How Disagreements Can Affect Your Business – In my experience, disagreements in business often arise because one partner becomes, over time, much more important in the business than the other partner. An example is Joe and John, partners who own a small chain of department stores. At the beginning of their business relationship, they were equally important to the business. However, as the business has grown and prospered, John is now the dominant partner and more important to the business than Joe. John finds Joe merely irritating and resents paying Joe as much money as John in the business. Joe finds John greedy and insensitive, and perhaps dishonest. They have no buy-sell agreement to help them resolve this situation. The buy-sell agreement could have contained a provision which permitted the partner who was willing to pay the most for the business to buy out the other. This generally works best where both partners have equivalent resources. The partner who is capable of running the business goes to outside capital (for example, a private equity firm), to find the capital to replace his partner.

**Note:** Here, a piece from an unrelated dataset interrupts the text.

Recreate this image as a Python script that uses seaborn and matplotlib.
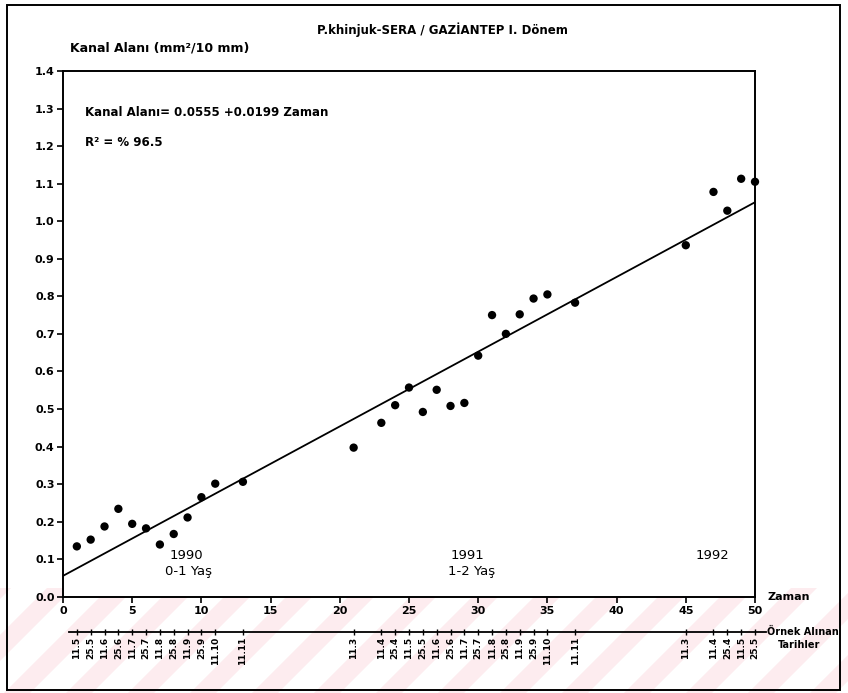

Instead, because there is no buy-sell agreement, Joe decides to commence an involuntary dissolution action relating to the company under the hope that he can bludgeon his partner into reaching an accommodation with Joe. Hundreds of thousands of litigation dollars later, Joe and John settle. No one is happy. The business is certainly not better because of the turmoil.

How Disability Can Affect Your Business – Finally, disability is a touchy subject because there are many kinds of disability, mental and physical. What is the difference between a partner in the business who is simply tired of working and one who is lazy? In my experience, this often comes up, not surprisingly, in partnerships among partners with a big difference in age. If Joan is 60 and Monica is 40, it should not be surprising for Monica to feel Joan is not working as much in the business as she should. If Joan is truly sick and cannot attend to business, then disability provisions in an owners agreement will create a hard and fast standard (for example, inability to work consecutively for three months) which then allows the working partner to buy out the disabled partner's interest for a fair price. A fair price has to take into account that the business may not be worth as much now that Joan is not working in it.

In conclusion, in the excitement of starting a business, partners and family members often don't think to address issues like divorce, death, disagreement and disability. However, by asking yourself the question of the four D's, you will be surprised how frequently this leads to a better deal. Thanks for tuning in.